Les régions en jaune valident les 5 critères de sélection, et les points de couleur indiquent les sites de forage les plus favorables. En particulier les points orange et jaune correspondent à des trajectoires très courtes, donc susceptibles de subir peu de perturbations.

Les principales incertitudes de l’étude sont liées à l’absence de prise en compte des mouvements du dôme, qui modifient complètement les trajectoires et les états de contraintes. Malheureusement, les mouvements passés du dôme ne sont pas connus, donc les prendre en compte ne renforcerait pas beaucoup notre assurance d’avoir un meilleur site de forage. Pour se prémunir de cette incertitude, il vaut mieux sélectionner des sites positionnés sur des sommets sous-glaciaires, ce qui permet de limiter l’influence de la forme du socle selon la trajectoire effective.

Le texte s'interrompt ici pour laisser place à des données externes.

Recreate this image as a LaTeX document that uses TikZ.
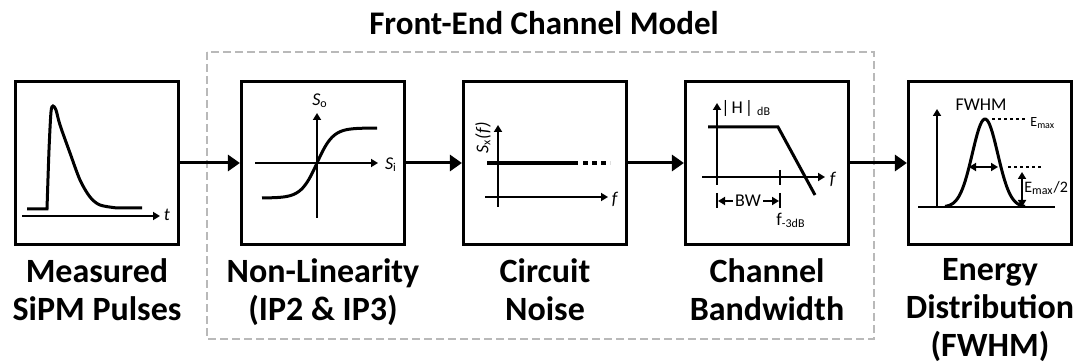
\documentclass[tikz,border=0pt]{standalone}
\usepackage{fontspec}
\setmainfont{Carlito}
\usetikzlibrary{arrows.meta}

\begin{document}
\begin{tikzpicture}[x=0.5pt, y=-0.5pt,
    block/.style={draw, line width=1.6pt, minimum width=81.5pt, minimum height=81.5pt, inner sep=0pt},
    caption/.style={anchor=north, align=center, inner sep=0pt, font=\fontsize{17}{19}\selectfont\bfseries},
    flow/.style={-{Triangle[width=8pt,length=6pt]}, line width=1.5pt},
    axis/.style={-{Triangle[width=4pt,length=3.5pt]}, line width=1pt},
    dbl/.style={{Triangle[width=4pt,length=3.5pt]}-{Triangle[width=4pt,length=3.5pt]}, line width=1pt},
    curve/.style={line width=1.5pt},
    dots/.style={line width=1pt, dash pattern=on 1.5pt off 1.5pt},
    lbl/.style={inner sep=0pt, font=\fontsize{9}{11}\selectfont}]
    \useasboundingbox (0,0) rectangle (1080,363);

    % Front-end frame
    \node[font=\fontsize{16.5}{19}\selectfont\bfseries, anchor=base] (title) at (544,35) {Front-End Channel Model};
    \draw[gray!55, line width=1pt, dash pattern=on 4pt off 2pt] (207,52) rectangle (874,339);

    % Blocks
    \node[block] (pulses) at (97,163) {};
    \node[block] (nonlin) at (323,163) {};
    \node[block] (noise) at (545,163) {};
    \node[block] (bandw) at (767,163) {};
    \node[block] (energy) at (990,163) {};

    \node[caption] (cappulses) at (97,258) {Measured\\SiPM Pulses};
    \node[caption] (capnonlin) at (323,258) {Non-Linearity\\(IP2 \& IP3)};
    \node[caption] (capnoise) at (545,258) {Circuit\\Noise};
    \node[caption] (capbandw) at (767,258) {Channel\\Bandwidth};
    \node[caption] (capenergy) at (990,258) {Energy\\Distribution\\(FWHM)};

    \draw[flow] (pulses) -- (nonlin);
    \draw[flow] (nonlin) -- (noise);
    \draw[flow] (noise) -- (bandw);
    \draw[flow] (bandw) -- (energy);

    % Measured pulse
    \draw[axis] (22,216) -- (160,216);
    \node[lbl] (tlab) at (167,215) {\textit{t}};
    \draw[curve] (27,209) -- (47,209) -- plot[smooth, tension=0.5] coordinates {(47,209) (49,150) (51,112) (53,106) (56,110) (60,125) (70,153) (80,180) (90,197) (100,205) (117,208)} -- (142,208);

    % Non-linearity
    \draw[axis] (317,218) -- (317,113);
    \draw[axis] (255,163) -- (378,163);
    \node[lbl] (solab) at (320,101) {\textit{S}\textsubscript{o}};
    \node[lbl] (silab) at (391,165) {\textit{S}\textsubscript{i}};
    \draw[curve] plot[domain=262:377, samples=60] (\x, {163-35*tanh((\x-317)/16)});

    % Circuit noise
    \draw[axis] (498,207) -- (498,125);
    \draw[axis] (485,197) -- (608,197);
    \node[lbl] (flab1) at (615,199) {\textit{f}};
    \node[lbl, rotate=90] (sxlab) at (483,138) {\textit{S}\textsubscript{x}\textit{(f)}};
    \draw[line width=2pt] (487,163) -- (578,163);
    \draw[line width=2pt, dash pattern=on 2.5pt off 2pt] (583,163) -- (610,163);

    % Channel bandwidth
    \draw[axis] (717,185) -- (717,103);
    \draw[axis] (702,177) -- (825,177);
    \node[lbl] (flab2) at (833,179) {\textit{f}};
    \node[lbl, anchor=west] (hlab) at (721,108) {|\kern1pt H\kern1pt|\kern2pt\textsubscript{dB}};
    \draw[curve] (708,127) -- (778,127) -- (815,195);
    \draw[line width=1pt] (780,170) -- (780,185);
    \draw[line width=1pt] (717,193) -- (717,208);
    \draw[line width=1pt] (780,193) -- (780,208);
    \coordinate (bwleft) at (718,201);
    \coordinate (bwright) at (779,201);
    \node[lbl, inner sep=1pt] (bwlab) at (748,201) {BW};
    \draw[axis] (bwlab) -- (bwleft);
    \draw[axis] (bwlab) -- (bwright);
    \node[lbl] (f3lab) at (791,220) {f\textsubscript{-3dB}};

    % Energy distribution
    \draw[axis] (937,208) -- (937,109);
    \draw[line width=1pt] (918,207) -- (1055,207);
    \draw[curve] plot[domain=945:1025, samples=60] (\x, {207-88*exp(-((\x-985)/12.7)^2/2)});
    \node[lbl] (fwhmlab) at (981,105) {FWHM};
    \draw[dbl] (969,167) -- (998,167);
    \draw[dots] (992,119) -- (1027,119);
    \draw[dots] (1008,167) -- (1043,167);
    \draw[dbl] (1022,207) -- (1022,172);
    \node[lbl, anchor=west, font=\fontsize{7}{8}\selectfont] (emaxlab) at (1030,123) {E\textsubscript{max}};
    \node[lbl, anchor=west, font=\fontsize{8}{9}\selectfont] (ehalflab) at (1024,188) {E\textsubscript{max}/2};
\end{tikzpicture}
\end{document}
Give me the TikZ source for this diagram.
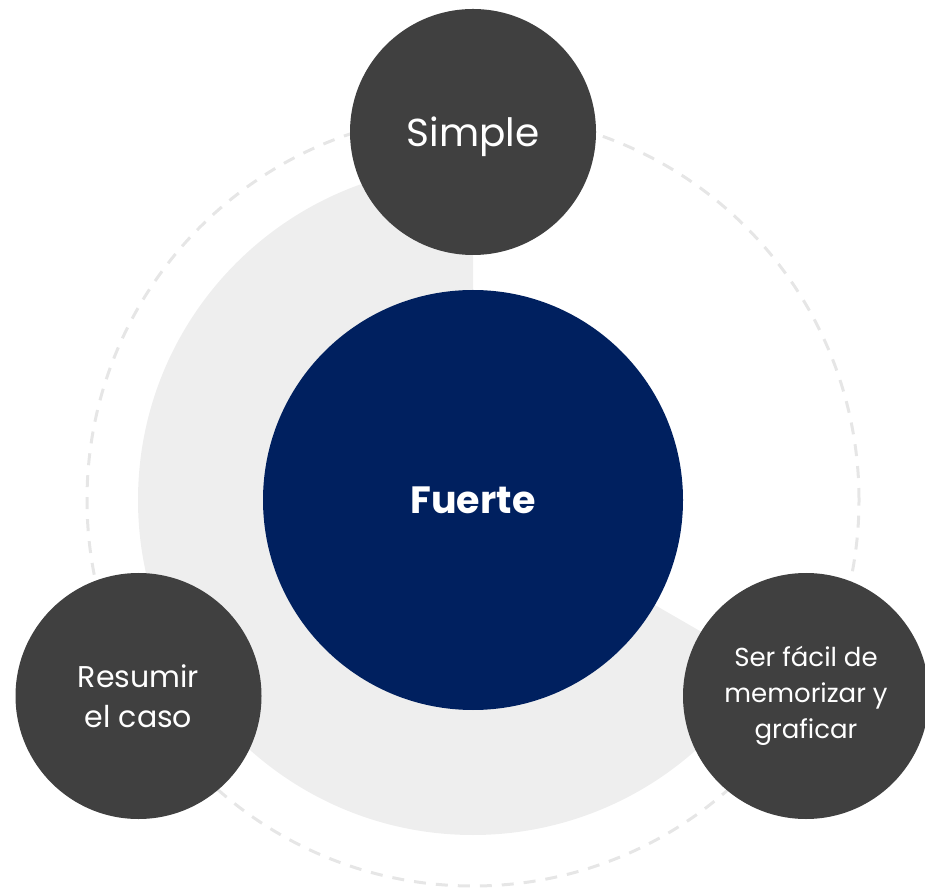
\documentclass[tikz,border=0pt]{standalone}
\usepackage{fontspec}
\setmainfont{Poppins}
\definecolor{navy}{HTML}{00205F}
\definecolor{darkgr}{HTML}{404040}
\definecolor{lightgr}{HTML}{EEEEEE}
\definecolor{dashgr}{HTML}{E6E6E6}
\begin{document}
\begin{tikzpicture}[x=1pt,y=1pt,
  sat/.style={circle,fill=darkgr,text=white,minimum size=246pt,inner sep=0pt,align=center},
  core/.style={circle,fill=navy,text=white,minimum size=420pt,inner sep=0pt,align=center,font=\fontsize{38}{45}\selectfont\bfseries}]
\useasboundingbox (0,0) rectangle (925,889);
\coordinate (c) at (473,389);
\draw[dashgr,line width=3pt,dash pattern=on 12pt off 10pt] (c) circle[radius=386];
\fill[lightgr] (c) -- ++(90:335) arc[start angle=90,end angle=330,radius=335] -- cycle;
\node[core] (fuerte) at (c) {Fuerte};
\node[sat,font=\fontsize{39}{45}\selectfont] (simple) at (473,757) {\raisebox{-5pt}[\height][\depth]{Simple}};
\node[sat,font=\fontsize{30}{40}\selectfont] (resumir) at (138.5,193) {Resumir\\el caso};
\node[sat,font=\fontsize{26}{36}\selectfont] (ser) at (806,193) {Ser fácil de\\memorizar y\\graficar};
\end{tikzpicture}
\end{document}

Nous allons maintenant pouvoir focaliser notre attention sur les quelques sites présélectionnés ici pour procéder à une dernière campagne radar à haute résolution in-situ, à la suite de laquelle se fera le choix définitif en fonction des taux de déformation verticaux mesurés et de la forme du relief sous-glaciaire.

Modèle utilisé : Elmer/Ice (elmerice.elmerfem.org)

Références :

Parrenin, F., Cavitte, M. G. P., Blankenship, D. D., Chappellaz, J., Fischer, H., Gagliardini, O., Masson-Delmotte, V., Passalacqua, O., Ritz, C., Roberts, J., Siegert, M. J., and Young, D. A. : Is there 1.5-million-year-old ice near Dome C, Antarctica ?, The Cryosphere, 11, 2427–2437, https://doi.org/10.5194/tc-11-2427-2017, 2017.

Passalacqua, O., Ritz, C., Parrenin, F., Urbini, S., and Frezzotti, M. : Geothermal flux and basal melt rate in the Dome C region inferred from radar reflectivity and heat modelling, The Cryosphere, 11, 2231–2246, https://doi.org/10.5194/tc-11-2231-2017, 2017.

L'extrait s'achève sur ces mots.